- [Your task]: Reproduce exactly the lines below, from the first one through the line containing "(txtcb) at (388,116)", and omit any pictures.

--- Source records ---

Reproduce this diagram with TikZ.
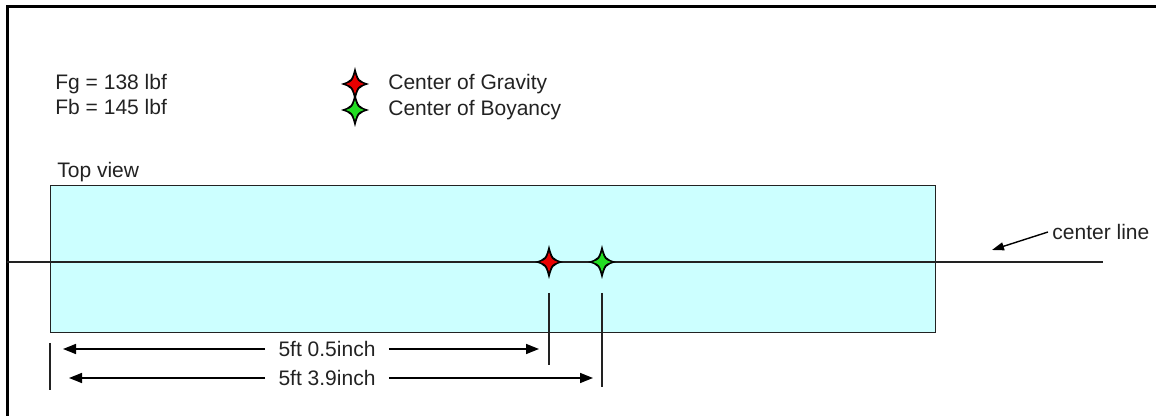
\documentclass[tikz,border=0pt]{standalone}
\usepackage{fontspec}
\setmainfont{Liberation Sans}
\usepackage{tikz}
\usetikzlibrary{arrows.meta,positioning,calc}
\definecolor{hullcyan}{HTML}{CCFFFF}
\definecolor{cgred}{HTML}{E80000}
\definecolor{cbgreen}{HTML}{22DD22}
\definecolor{inkgray}{HTML}{222222}

\begin{document}
\begin{tikzpicture}[x=0.5pt, y=-0.5pt,
    lbl/.style={inner sep=0pt, anchor=base west, font=\fontsize{10.5}{12}\selectfont, text=inkgray},
    dimlbl/.style={inner xsep=6.5pt, inner ysep=0pt, font=\fontsize{10.5}{12}\selectfont, text=inkgray},
    hullbox/.style={draw=inkgray, fill=hullcyan, line width=0.7pt, minimum width=442.5pt, minimum height=73.5pt, anchor=north west, inner sep=0pt},
    darrow/.style={-{Triangle[length=6.5pt, width=5pt]}, line width=0.75pt, color=black},
    clarrow/.style={-{Triangle[length=6pt, width=4pt]}, line width=0.7pt, color=black},
    cstar/.pic={
      \fill[black] (0,-17) .. controls (3.5,-3.5) .. (14,0) .. controls (3.5,3.5) .. (0,17) .. controls (-3.5,3.5) .. (-14,0) .. controls (-3.5,-3.5) .. cycle;
      \path[pic actions] (0,-10) .. controls (2.5,-2.5) .. (9,0) .. controls (2.5,2.5) .. (0,10) .. controls (-2.5,2.5) .. (-9,0) .. controls (-2.5,-2.5) .. cycle;
    }
]
\useasboundingbox (0,0) rectangle (1156,416);

% frame
\draw[line width=1.5pt] (7,416) -- (7,7) -- (1156,7);

% forces and legend
\node[lbl] (fg) at (55,90) {Fg = 138 lbf};
\node[lbl] (fb) at (55,115) {Fb = 145 lbf};
\coordinate (legcg) at (355,84);
\coordinate (legcb) at (355,110);
\pic[fill=cgred] at (legcg) {cstar};
\pic[fill=cbgreen] at (legcb) {cstar};
\node[lbl] (txtcg) at (388,90) {Center of Gravity};
\node[lbl] (txtcb) at (388,116) {Center of Boyancy};

% top view
\node[lbl] (topview) at (57,178) {Top view};
\node[hullbox] (hull) at (50,185) {};
\draw[line width=0.8pt, inkgray] (7,262) -- (1103,262);
\node[lbl, anchor=west, inner sep=2pt] (cl) at (1048,232) {center line};
\coordinate (clpt) at (992,250);
\draw[clarrow] (cl.west) -- (clpt);

\coordinate (cg) at (549,262);
\coordinate (cb) at (602,262);
\pic[fill=cgred] at (cg) {cstar};
\pic[fill=cbgreen] at (cb) {cstar};

% dimensions
\draw[line width=0.7pt, inkgray] (50,343) -- (50,390);
\draw[line width=0.7pt, inkgray] (549,293) -- (549,365);
\draw[line width=0.7pt, inkgray] (602,293) -- (602,387);
\node[dimlbl] (dimcg) at (327,349) {5ft 0.5inch};
\node[dimlbl] (dimcb) at (327,378) {5ft 3.9inch};
\draw[darrow] (dimcg.west) -- (63,349);
\draw[darrow] (dimcg.east) -- (539,349);
\draw[darrow] (dimcb.west) -- (69,378);
\draw[darrow] (dimcb.east) -- (593,378);

\end{tikzpicture}
\end{document}
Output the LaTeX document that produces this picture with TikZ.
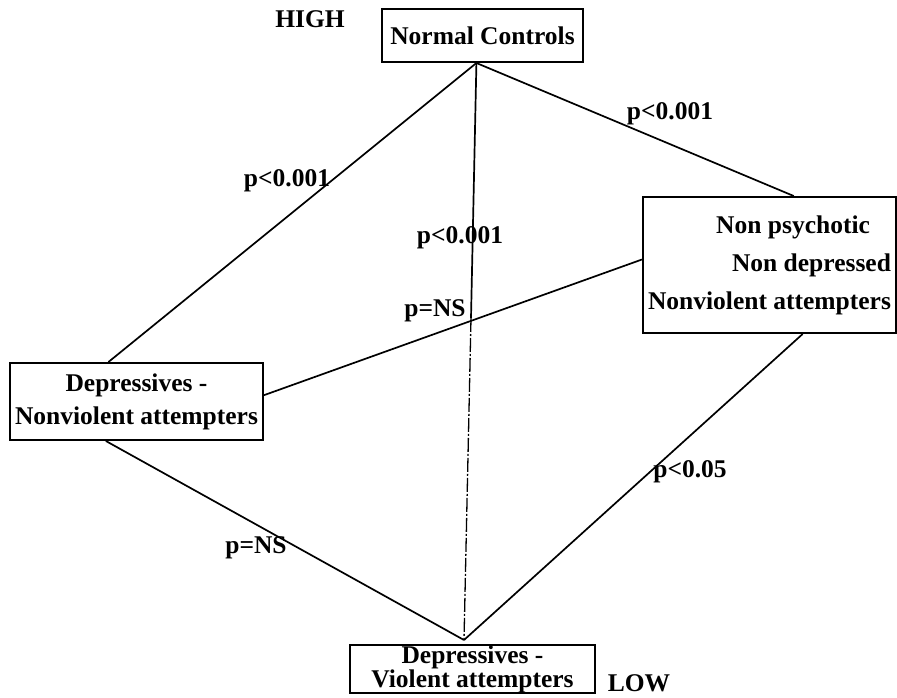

---

- [Solution for this task]:
Reproduce this diagram with TikZ.
\documentclass[tikz,border=0pt]{standalone}
\usepackage{fontspec}
\setmainfont{Liberation Sans}
\usepackage{tikz}
\usetikzlibrary{arrows.meta,positioning,calc}
\definecolor{hullcyan}{HTML}{CCFFFF}
\definecolor{cgred}{HTML}{E80000}
\definecolor{cbgreen}{HTML}{22DD22}
\definecolor{inkgray}{HTML}{222222}

\begin{document}
\begin{tikzpicture}[x=0.5pt, y=-0.5pt,
    lbl/.style={inner sep=0pt, anchor=base west, font=\fontsize{10.5}{12}\selectfont, text=inkgray},
    dimlbl/.style={inner xsep=6.5pt, inner ysep=0pt, font=\fontsize{10.5}{12}\selectfont, text=inkgray},
    hullbox/.style={draw=inkgray, fill=hullcyan, line width=0.7pt, minimum width=442.5pt, minimum height=73.5pt, anchor=north west, inner sep=0pt},
    darrow/.style={-{Triangle[length=6.5pt, width=5pt]}, line width=0.75pt, color=black},
    clarrow/.style={-{Triangle[length=6pt, width=4pt]}, line width=0.7pt, color=black},
    cstar/.pic={
      \fill[black] (0,-17) .. controls (3.5,-3.5) .. (14,0) .. controls (3.5,3.5) .. (0,17) .. controls (-3.5,3.5) .. (-14,0) .. controls (-3.5,-3.5) .. cycle;
      \path[pic actions] (0,-10) .. controls (2.5,-2.5) .. (9,0) .. controls (2.5,2.5) .. (0,10) .. controls (-2.5,2.5) .. (-9,0) .. controls (-2.5,-2.5) .. cycle;
    }
]
\useasboundingbox (0,0) rectangle (1156,416);

% frame
\draw[line width=1.5pt] (7,416) -- (7,7) -- (1156,7);

% forces and legend
\node[lbl] (fg) at (55,90) {Fg = 138 lbf};
\node[lbl] (fb) at (55,115) {Fb = 145 lbf};
\coordinate (legcg) at (355,84);
\coordinate (legcb) at (355,110);
\pic[fill=cgred] at (legcg) {cstar};
\pic[fill=cbgreen] at (legcb) {cstar};
\node[lbl] (txtcg) at (388,90) {Center of Gravity};
\node[lbl] (txtcb) at (388,116) {Center of Boyancy};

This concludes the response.